3. A radiation detector as claimed in Claim 1 or Claim 2, wherein said first and second radiation-responsive devices are of monolithic construction.

4. A radiation detector as claimed in any preceding claim, wherein said first radiation-responsive device comprises a multiple quantum well structure.

5. A radiation detector as claimed in any preceding claim, wherein said second radiation-responsive device comprises a multiple quantum well structure.

6. A radiation detector as claimed in Claim 4 or Claim 5, wherein the or each multiple quantum well structure comprises alternating layers of semiconductor materials having mutually different band gaps whereby a sufficiently large conduction band discontinuity exists to support intersubband transitions.

7. A radiation detector as claimed in Claim 6, wherein the or each multiple quantum well structure comprises layers of AlGaAs interleaved with layers of GaAs.

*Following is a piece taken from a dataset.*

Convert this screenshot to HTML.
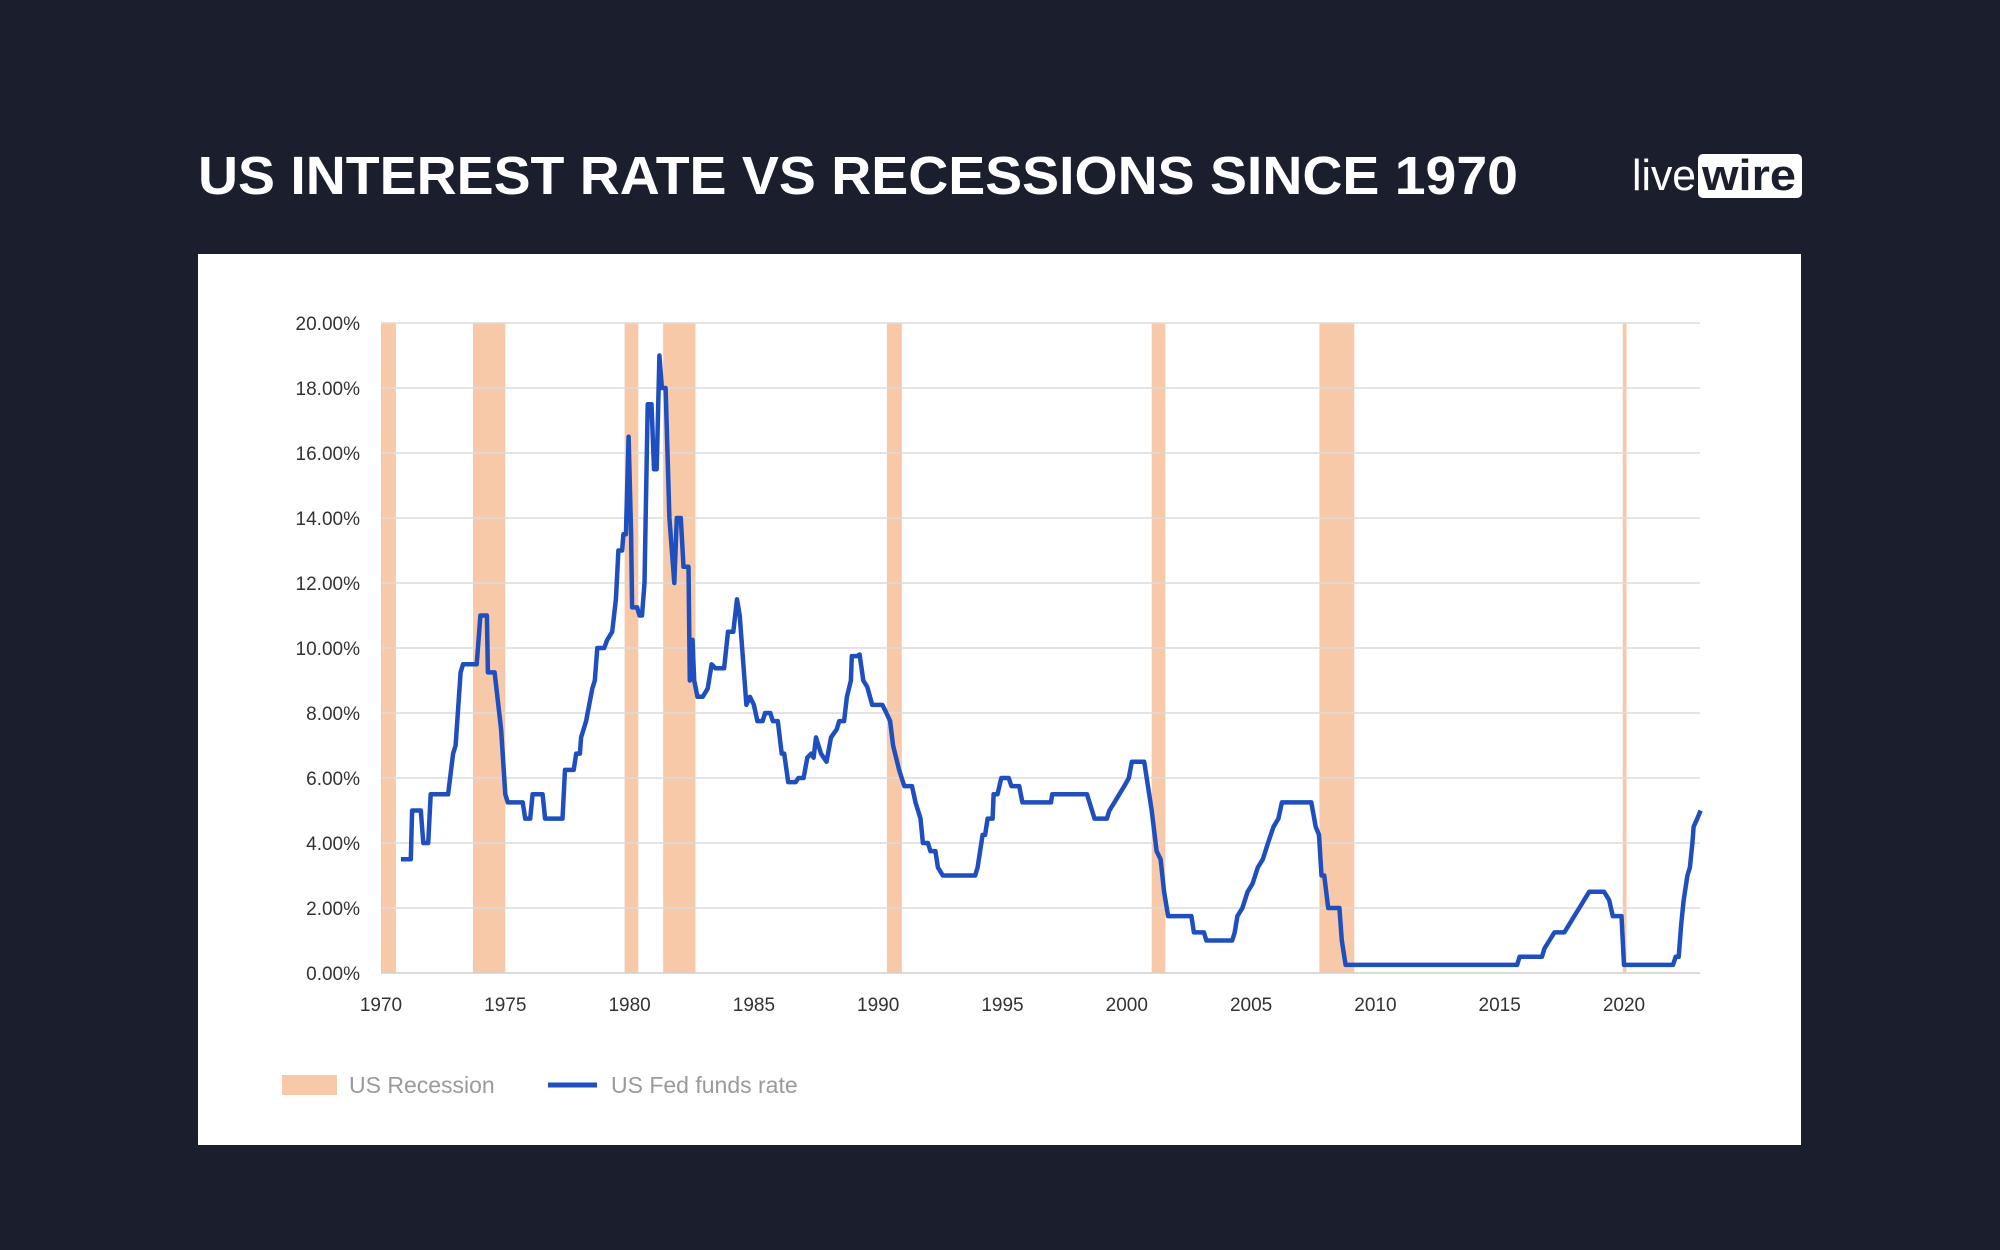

8. A radiation detector as claimed in Claim 7, comprising two of said multiple quantum well structures separated by a layer of n+ doped AlGaAs.

9. A radiation detector as claimed in any one of Claims 1-3, wherein said first radiation-responsive device comprises a first superlattice structure.

10. A radiation detector as claimed in any one of Claims 1, 2, 3 or 9 wherein said second radiation-responsive device comprises a second superlattice structure.

11. A radiation detector as claimed in Claim 9 or Claim 10, wherein the or each superlattice structure comprises alternating layers of semiconductor materials having mutually different band gaps whereby a sufficiently large conduction band discontinuity exists to support interminiband transitions.

12. A radiation detector as claimed in Claim 11, wherein said first superlattice structure comprises at least four periods of alternate layers of n doped GaAs and undoped AlxGa1#xAs.

13. A radiation detector as claimed in Claim 12, wherein x = 0.3.

14. A radiation detector as claimed in Claim 11, wherein said second superlattice structure comprises at least four periods of alternate layers of n doped GaAs and undoped AlAs.

15. A radiation detector substantially as hereinbefore described with reference to Figure 1 or Figure 2 of the accompanying drawing.